(Charts and diagrams as code)
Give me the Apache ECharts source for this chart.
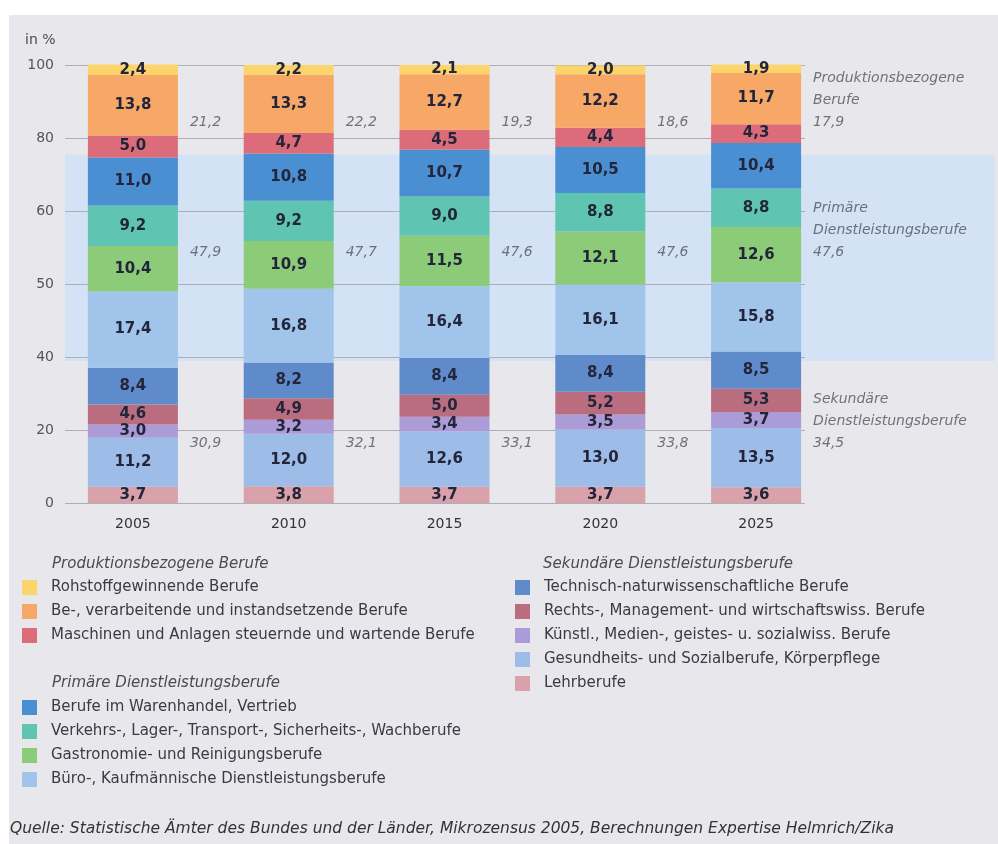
<!DOCTYPE html>
<html>
<head>
<meta charset="UTF-8">
<title>Erwerbstätige nach Berufsfeldern</title>
<script src="https://cdn.jsdelivr.net/npm/echarts@6/dist/echarts.min.js"></script>
<style>
body{margin:0;background:#fff;}
#main{position:absolute;left:9px;top:15px;width:989px;height:829px;background:#e8e8ec;}
</style>
</head>
<body>
<div id="main"></div>
<script type="text/javascript">
var years=['2005','2010','2015','2020','2025'];
var yTickLabels=['0','20','40','50','60','80','100'];

// Produktionsbezogene Berufe
var rohstoff=[2.4,2.2,2.1,2.0,1.9];
var verarbeitend=[13.8,13.3,12.7,12.2,11.7];
var maschinen=[5.0,4.7,4.5,4.4,4.3];
// Primäre Dienstleistungsberufe
var warenhandel=[11.0,10.8,10.7,10.5,10.4];
var verkehr=[9.2,9.2,9.0,8.8,8.8];
var gastro=[10.4,10.9,11.5,12.1,12.6];
var buero=[17.4,16.8,16.4,16.1,15.8];
// Sekundäre Dienstleistungsberufe
var technik=[8.4,8.2,8.4,8.4,8.5];
var recht=[4.6,4.9,5.0,5.2,5.3];
var kuenstl=[3.0,3.2,3.4,3.5,3.7];
var gesundheit=[11.2,12.0,12.6,13.0,13.5];
var lehr=[3.7,3.8,3.7,3.7,3.6];

// Summen je Gruppe
var prodTotal=[21.2,22.2,19.3,18.6,17.9];
var primTotal=[47.9,47.7,47.6,47.6,47.6];
var sekTotal=[30.9,32.1,33.1,33.8,34.5];

var groupProd=['Rohstoffgewinnende Berufe','Be-, verarbeitende und instandsetzende Berufe','Maschinen und Anlagen steuernde und wartende Berufe'];
var groupPrim=['Berufe im Warenhandel, Vertrieb','Verkehrs-, Lager-, Transport-, Sicherheits-, Wachberufe','Gastronomie- und Reinigungsberufe','Büro-, Kaufmännische Dienstleistungsberufe'];
var groupSek=['Technisch-naturwissenschaftliche Berufe','Rechts-, Management- und wirtschaftswiss. Berufe','Künstl., Medien-, geistes- u. sozialwiss. Berufe','Gesundheits- und Sozialberufe, Körperpflege','Lehrberufe'];

var font='DejaVu Sans';
var step=100/(yTickLabels.length-1);
function fmt(v){return v.toFixed(1).replace('.',',');}

// Reihenfolge von unten nach oben
var stack=[
  {name:groupSek[4],data:lehr,color:'#d9a1aa'},
  {name:groupSek[3],data:gesundheit,color:'#9dbde8'},
  {name:groupSek[2],data:kuenstl,color:'#ab9bd6'},
  {name:groupSek[1],data:recht,color:'#b96d7e'},
  {name:groupSek[0],data:technik,color:'#5f8bcb'},
  {name:groupPrim[3],data:buero,color:'#a0c4ea'},
  {name:groupPrim[2],data:gastro,color:'#8ccc78'},
  {name:groupPrim[1],data:verkehr,color:'#5fc5b2'},
  {name:groupPrim[0],data:warenhandel,color:'#4a8fd2'},
  {name:groupProd[2],data:maschinen,color:'#dd6c7b'},
  {name:groupProd[1],data:verarbeitend,color:'#f7a766'},
  {name:groupProd[0],data:rohstoff,color:'#fbd46c'}
];

var series=stack.map(function(s,i){
  var o={
    name:s.name,type:'bar',stack:'all',barWidth:90,clip:false,
    itemStyle:{color:s.color},
    label:{show:true,position:'inside',fontFamily:font,fontSize:15,fontWeight:'bold',color:'#23263a',
      formatter:function(p){return fmt(p.value);}},
    data:s.data
  };
  if(i===0){
    // hellblaues Band hinter den primären Dienstleistungsberufen
    o.markArea={silent:true,z:0.5,itemStyle:{color:'rgba(202,223,246,0.72)'},
      data:[[{x:56,yAxis:79.5},{x:986,yAxis:32.5}]]};
    // Gitterlinien (kürzer als das Raster)
    o.markLine={silent:true,z:1,symbol:'none',label:{show:false},
      lineStyle:{color:'#aeaeb6',width:1,type:'solid'},
      data:yTickLabels.map(function(t,k){return [{x:56,yAxis:k*step},{x:796,yAxis:k*step}];})};
  }
  return o;
});

function totalSeries(totals,level,title){
  return {
    type:'scatter',symbolSize:0,silent:true,clip:false,
    data:totals.map(function(v,i){return [i,level];}),
    label:{show:true,position:'inside',offset:[57,0],align:'left',verticalAlign:'bottom',
      lineHeight:22,fontFamily:font,fontStyle:'italic',fontSize:14,color:'#50545c',
      formatter:function(p){
        var t=fmt(totals[p.dataIndex]);
        return p.dataIndex===totals.length-1?title+'\n'+t:t;
      }}
  };
}
series.push(totalSeries(prodTotal,84.5,'Produktionsbezogene\nBerufe'));
series.push(totalSeries(primTotal,54.8,'Primäre\nDienstleistungsberufe'));
series.push(totalSeries(sekTotal,11.0,'Sekundäre\nDienstleistungsberufe'));

function legendBox(names,left,top){
  return {data:names,orient:'vertical',left:left,top:top,padding:0,itemGap:9,
    itemWidth:15,itemHeight:15,icon:'rect',selectedMode:false,
    textStyle:{fontFamily:font,fontSize:15,color:'#3a3a44',padding:[0,0,0,9]}};
}
function header(text,left,top,italic){
  return {text:text,left:left,top:top,padding:0,
    textStyle:{fontFamily:font,fontSize:italic?15:14,fontStyle:italic?'italic':'normal',fontWeight:'normal',color:'#4a4a52'}};
}

var myChart=echarts.init(document.getElementById('main'));
var option={
  animation:false,
  title:[
    header('in %',16,18,false),
    header('Produktionsbezogene Berufe',43,542,true),
    header('Primäre Dienstleistungsberufe',43,661,true),
    header('Sekundäre Dienstleistungsberufe',534,542,true),
    {text:'Quelle: Statistische Ämter des Bundes und der Länder, Mikrozensus 2005, Berechnungen Expertise Helmrich/Zika',
      left:1,top:806,padding:0,
      textStyle:{fontFamily:font,fontSize:15.5,fontStyle:'italic',fontWeight:'normal',color:'#333'}}
  ],
  legend:[
    legendBox(groupProd,13,565),
    legendBox(groupPrim,13,685),
    legendBox(groupSek,506,565)
  ],
  grid:{left:46,right:164,top:50,bottom:341},
  xAxis:{type:'category',data:years,
    axisLine:{show:false},axisTick:{show:false},
    axisLabel:{margin:14,fontFamily:font,fontSize:14,color:'#333'}},
  yAxis:{type:'value',min:0,max:100,interval:step,
    axisLine:{show:false},axisTick:{show:false},splitLine:{show:false},
    axisLabel:{margin:1,fontFamily:font,fontSize:14,color:'#555',
      formatter:function(v){return yTickLabels[Math.round(v/step)];}}},
  series:series
};
myChart.setOption(option);
</script>
</body>
</html>
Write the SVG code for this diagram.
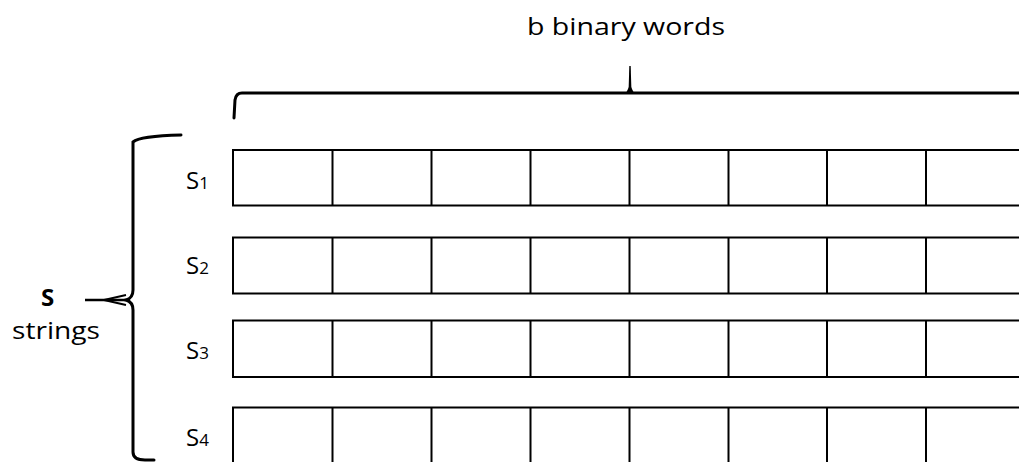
<svg xmlns="http://www.w3.org/2000/svg" width="1019" height="462" viewBox="0 0 1019 462">
  <style>
    .cell { fill: #fff; stroke: #000; stroke-width: 2; }
    .lbl { font-family: "Open Sans", "Noto Sans", sans-serif; font-size: 24px; fill: #000; }
    .sub { font-size: 17px; }
    .brace { fill: none; stroke: #000; stroke-width: 3; stroke-linecap: round; }
  </style>
  <rect x="0" y="0" width="1019" height="462" fill="#fff"/>

  <g id="title">
    <text class="lbl" x="527" y="35" font-size="26" textLength="198" lengthAdjust="spacingAndGlyphs">b binary words</text>
  </g>

  <g id="connectors">
    <!-- top brace -->
    <path class="brace" d="M234,118 L235,100 Q236,93 242,93 L1019,93"/>
    <path d="M628.5,93 L629.3,66 L630.7,66 L631.5,93 Z" fill="#000"/>
    <path d="M626,93 L630,85 L634,93 Z" fill="#000"/>
    <!-- left brace -->
    <path class="brace" d="M181,135 Q140,136 133,142 L133,290 Q133,298 126,300 Q133,302 133,310 L133,452 Q133,460 145,460 L154,460"/>
    <path d="M85,300 L126,300" stroke="#000" stroke-width="2.5" fill="none"/>
    <path d="M104,300 L126,295 M104,300 L126,305" stroke="#000" stroke-width="1.8" fill="none"/>
  </g>

  <g id="s-label">
    <text class="lbl" x="41" y="306" font-weight="bold" font-size="25">S</text>
    <text class="lbl" x="12" y="339" font-size="24" textLength="88" lengthAdjust="spacingAndGlyphs">strings</text>
  </g>

  <g id="row-s1">
    <text class="lbl" x="186" y="189">S<tspan class="sub">1</tspan></text>
    <path class="cell" d="M1019,150 L233,150 L233,205.5 L1019,205.5"/>
    <path class="cell" d="M332.5,150V205.5M431.5,150V205.5M530.5,150V205.5M629.5,150V205.5M728.5,150V205.5M827,150V205.5M926,150V205.5"/>
  </g>

  <g id="row-s2">
    <text class="lbl" x="186" y="274">S<tspan class="sub">2</tspan></text>
    <path class="cell" d="M1019,237.5 L233,237.5 L233,293.5 L1019,293.5"/>
    <path class="cell" d="M332.5,237.5V293.5M431.5,237.5V293.5M530.5,237.5V293.5M629.5,237.5V293.5M728.5,237.5V293.5M827,237.5V293.5M926,237.5V293.5"/>
  </g>

  <g id="row-s3">
    <text class="lbl" x="186" y="359">S<tspan class="sub">3</tspan></text>
    <path class="cell" d="M1019,320.5 L233,320.5 L233,377 L1019,377"/>
    <path class="cell" d="M332.5,320.5V377M431.5,320.5V377M530.5,320.5V377M629.5,320.5V377M728.5,320.5V377M827,320.5V377M926,320.5V377"/>
  </g>

  <g id="row-s4">
    <text class="lbl" x="186" y="446">S<tspan class="sub">4</tspan></text>
    <path class="cell" d="M1019,407.5 L233,407.5 L233,462"/>
    <path class="cell" d="M332.5,407.5V462M431.5,407.5V462M530.5,407.5V462M629.5,407.5V462M728.5,407.5V462M827,407.5V462M926,407.5V462"/>
  </g>
</svg>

_Goal:_
Write out an exact copy of the listing, first line through the line containing "var yTickLabels=['0','20','40','50','60','80','100'];", with the pictures left out.

_Written solution:_
Give me the Apache ECharts source for this chart.
<!DOCTYPE html>
<html>
<head>
<meta charset="UTF-8">
<title>Erwerbstätige nach Berufsfeldern</title>
<script src="https://cdn.jsdelivr.net/npm/echarts@6/dist/echarts.min.js"></script>
<style>
body{margin:0;background:#fff;}
#main{position:absolute;left:9px;top:15px;width:989px;height:829px;background:#e8e8ec;}
</style>
</head>
<body>
<div id="main"></div>
<script type="text/javascript">
var years=['2005','2010','2015','2020','2025'];
var yTickLabels=['0','20','40','50','60','80','100'];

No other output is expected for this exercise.